I know $\frac{\mathbb{F}_5[x]}{(x^2+x+1)} $ and $ \frac{\mathbb{F}_5[x]}{(x^2 -2)} $ is isomorphic because they are both 2-degree extension of $ \mathbb{F}_5 $ .
But I cannot contract explicit isomorphism between them.
Could you show me isomorphism map between $\frac{\mathbb{F}_5[x]}{(x^2+x+1)}$ and $ \frac{\mathbb{F}_5[x]}{(x^2 - 2)} $?
I tried to show $$ f\colon\mathbb{F}_5[x]\to\mathbb{F}_5[x]/(x^2+x+1)$$ is isomorphism, which sends $x$ to $g(x)+c+(x^2+x-1)$. I couldn't find $g(x)$, and show $f$ is ring hom and bijection(surjection is clear). I couldn't find $g(x)$ because constant term doesn't vanish. Thank you for your help.

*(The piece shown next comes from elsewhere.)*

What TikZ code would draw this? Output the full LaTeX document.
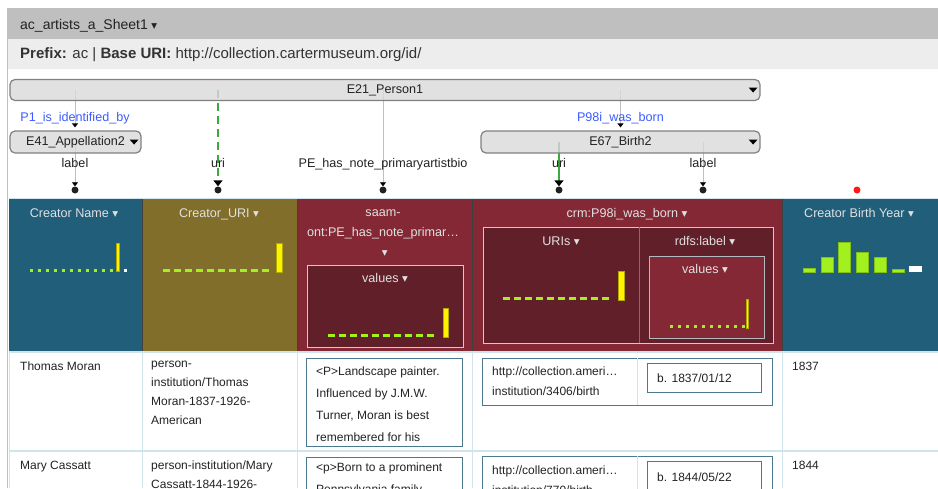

As requested, I outline the isomorphism. If we fix $y:=2x+1\in\mathbb F_5[x]/\left(x^2+x+1\right),$ then we see that $$y^2=4x^2+4x+1=2.$$ In particular, we can construct a map $$\mathbb F_5[y]\to\frac{\mathbb F_5[x]}{(x^2+x+1)}$$ by sending $y\mapsto2x+1.$ It's not difficult to check that this is surjective, for $3y+2\mapsto x.$ It remains to show that our kernel is $\left(y^2-2\right).$ The kernel requires $p(y)\in\mathbb F_5[y]$ to have $$p(2x+1)\equiv0\pmod{x^2+x+1}.$$ However, this is equivalent to $$p(2x+1)\equiv0\pmod{(2x+1)^2-2},$$ so indeed $p(y)\in\left(y^2-2\right).$ This finishes the construction of our isomorphism.
At a high level, we were looking for an automorphism of $\mathbb F_{5^2},$ so it makes sense to look for linear maps to do the trick. This is what motivates the $y:=2x+1$ substitution.